I have questions regarding how I can implement a custom balancing method.
I am currently trying to implement the package EBAL on CohortMethod. Here’s a link to the paper
It computes for a set of weights applied to the covariates of the control group.
It looks like the output model is fitted with the fitOutcomeModel function, and the object population contains everything including the treatment indicator, covariates and the outcome.
Will I be getting the intended balancing and the final model with this modification?
Any help would be greatly appreciated. Thanks in advance!
edit:
I roughly laid out the plan, to be precise I intend to use population$treatment == 0 as a filter and apply the weights to the control group only, possibly to covariateData or cyclopsData.
Hi @manjimin ! The population object does not contain the covariates. Those are kept separately in the CohortMethodData object, which is an Andromeda object that allows for very large data. This is because we use large-scale propensity scores (LSPS), where we include many baseline covariates (often > 100,000) in the propensity model.
There is an option to include covariates in the outcome model (possibly in addition to using the LSPS), but we typically don’t use that because the outcome is often rare.

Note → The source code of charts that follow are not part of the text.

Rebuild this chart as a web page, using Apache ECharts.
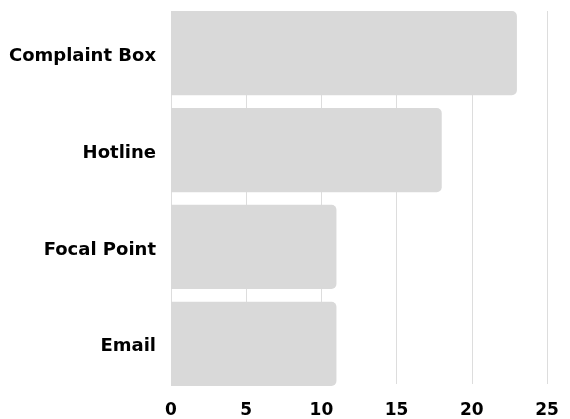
<!DOCTYPE html>
<html><head><meta charset="utf-8">
<script src="https://cdn.jsdelivr.net/npm/echarts@6/dist/echarts.min.js"></script>
<style>html,body{margin:0;padding:0;background:#fff}#c{width:570px;height:419px}</style>
</head><body><div id="c"></div>
<script>
const categories = ["Complaint Box", "Hotline", "Focal Point", "Email"];
const values = [23, 18, 11, 11];
const xTicks = [0, 5, 10, 15, 20, 25];

const chart = echarts.init(document.getElementById('c'), null, {renderer: 'canvas'});
const labelFont = {color: '#000', fontFamily: 'DejaVu Sans', fontWeight: 'bold'};
chart.setOption({
  animation: false,
  grid: [
    {left: 171, right: 23, top: 4.75, bottom: 26.75, containLabel: false},
    {left: 171, right: 23, top: 11, bottom: 33, containLabel: false}
  ],
  xAxis: [{
    gridIndex: 0, type: 'value', min: xTicks[0], max: xTicks[xTicks.length-1], interval: 5,
    axisLine: {show: false}, axisTick: {show: false}, splitLine: {show: false},
    axisLabel: {show: false}
  }, {
    gridIndex: 1, type: 'value', min: xTicks[0], max: xTicks[xTicks.length-1], interval: 5,
    axisLine: {show: false}, axisTick: {show: false},
    splitLine: {show: true, lineStyle: {color: '#dddddd', width: 1}},
    axisLabel: Object.assign({fontSize: 17, margin: 18}, labelFont)
  }],
  yAxis: [{
    gridIndex: 0, type: 'category', data: categories, inverse: true,
    axisLine: {show: false}, axisTick: {show: false},
    axisLabel: Object.assign({fontSize: 18, margin: 15, verticalAlign: 'top', lineHeight: 18, padding: [-6, 0, 0, 0]}, labelFont)
  }, {
    gridIndex: 1, type: 'category', data: categories, show: false
  }],
  series: [{
    type: 'bar', xAxisIndex: 0, yAxisIndex: 0, data: values, barCategoryGap: '13%', z: 5,
    itemStyle: {color: '#d9d9d9', borderRadius: [0, 5, 5, 0]}
  }]
});
</script></body></html>
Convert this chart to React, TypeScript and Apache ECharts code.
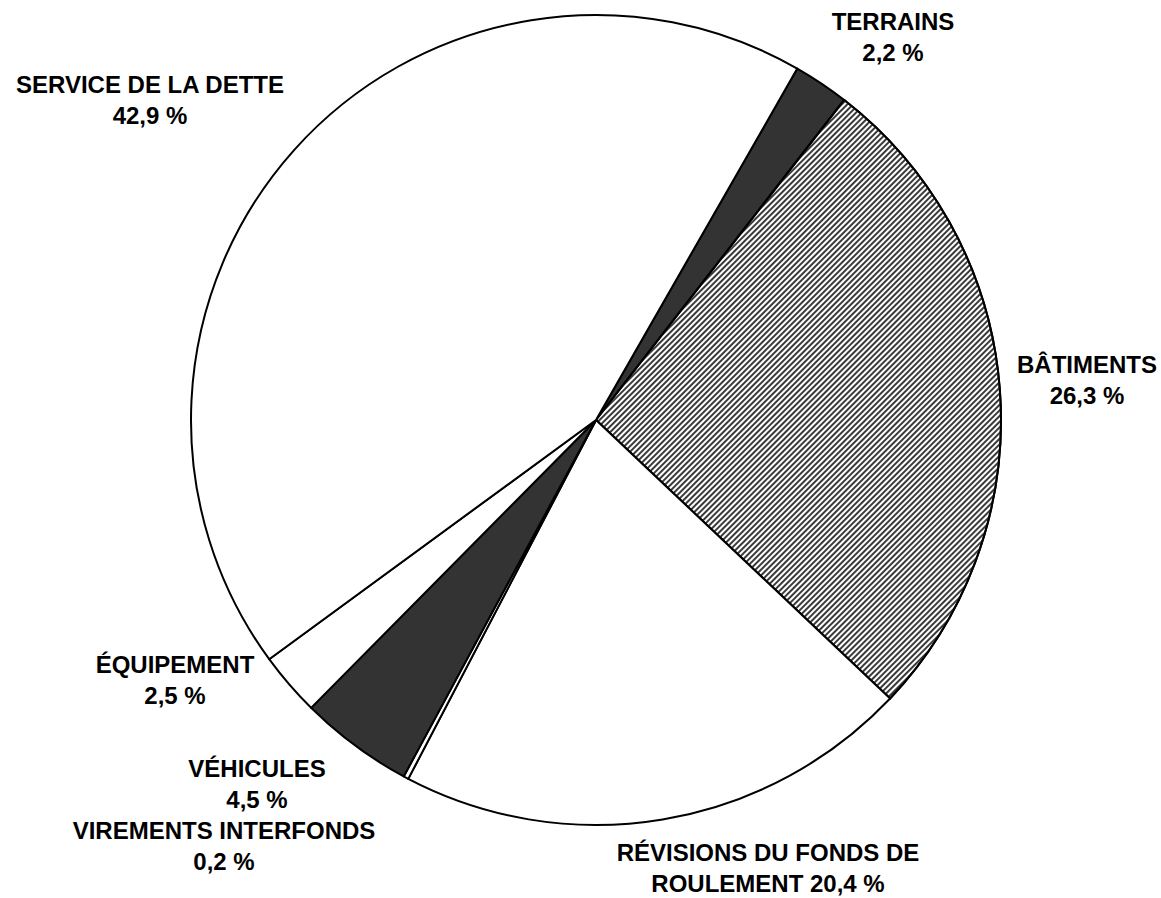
import React, { useEffect, useRef } from "react";
import * as echarts from "echarts";

const categories = [
  "TERRAINS",
  "BÂTIMENTS",
  "RÉVISIONS DU FONDS DE\nROULEMENT",
  "VIREMENTS INTERFONDS",
  "VÉHICULES",
  "ÉQUIPEMENT",
  "SERVICE DE LA DETTE",
];
const percentages = [2.2, 26.3, 20.4, 0.2, 4.5, 2.5, 42.9];
const fillColors = ["#333333", "hatch", "#ffffff", "#ffffff", "#333333", "#ffffff", "#ffffff"];
// label block centres (layout only)
const labelX = [893, 1087, 768, 224, 257, 175, 150];
const labelY = [37, 380, 868, 846, 784, 680, 100];

const fmt = (v: number) => v.toFixed(1).replace(".", ",") + " %";

export default function App() {
  const ref = useRef<HTMLDivElement>(null);
  useEffect(() => {
    if (!ref.current) return;
    const chart = echarts.init(ref.current, undefined, { renderer: "svg" });
    const data = categories.map((name, i) => {
      const itemStyle: any =
        fillColors[i] === "hatch"
          ? {
              color: "#ffffff",
              decal: {
                symbol: "rect",
                symbolSize: 1,
                color: "#3a3a3a",
                backgroundColor: "#ffffff",
                dashArrayX: [1, 0],
                dashArrayY: [2, 2],
                rotation: -Math.PI / 4,
              },
            }
          : { color: fillColors[i] };
      return { name, value: percentages[i], itemStyle };
    });
    chart.setOption({
      animation: false,
      backgroundColor: "#ffffff",
      aria: { enabled: false, decal: { show: false } },
      series: [
        {
          type: "pie",
          center: [596, 420],
          radius: [0, 405],
          startAngle: 60.2,
          clockwise: true,
          avoidLabelOverlap: false,
          data,
          itemStyle: { borderColor: "#000000", borderWidth: 2 },
          emphasis: { disabled: true },
          label: {
            show: true,
            position: "outside",
            formatter: (p: any) =>
              p.name + (p.name.includes("\n") ? " " : "\n") + fmt(p.value),
            fontFamily: "'Liberation Sans', Arial, sans-serif",
            fontWeight: "bold",
            fontSize: 24,
            lineHeight: 31,
            color: "#000000",
            align: "center",
          },
          labelLine: { show: false },
          labelLayout: (params: any) => ({
            x: labelX[params.dataIndex],
            y: labelY[params.dataIndex],
            align: "center",
            verticalAlign: "middle",
          }),
        },
      ],
    });
    return () => chart.dispose();
  }, []);
  return (
    <div
      ref={ref}
      style={{ position: "absolute", left: 0, top: 0, width: 1161, height: 898 }}
    />
  );
}
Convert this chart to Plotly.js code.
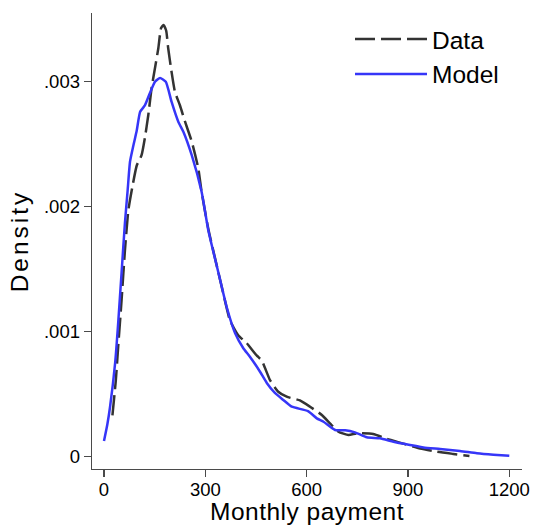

Is the outcome model fitted with the treatment variable as the only feature then?
Would it make sense to get the weights using the covariates in the CohortMethodData object, and then apply them to the population object before fitting the model, instead of ps matching?
Yes, we typically use variable-ratio PS matching, in which case we fit a Cox model conditioned on the matched set with the treatment as the only predictor. Alternatively, we may use 1-on-1 PS matching and not use the conditioning, which is more (statistically) efficient when both cohorts are of roughly the same size.
If I understand correctly, you want to evaluate a type of weighting to the population. The CohortMethod package supports weighting such as IPTW, but we consistently find in real-world settings it leads to biased estimates. (Many other people use IPTW, but don’t empirically evaluate it. I guess ignorance is bliss) For this reason we tend to not use weighting, but I welcome your research into different types of weighting.
Normally, the createPs() function would add the weights as the iptw field to the population object, as you can see here. You could replace that with your own function that adds these weights. Then, when calling the fitOutcomeModel() function you can set inversePtWeighting = TRUE and it would use your weights.
I’m unsure how the Entropy Balancing works. As mentioned before, we tend to use a lot of covariates when fitting the PS model. This has the advantage of not missing important confounders, and can even adjust for confounders that are only measured indirectly. Ideally, you would use the same approach with Entropy Balancing, but I’m not sure it scales to tens of thousands of covariates.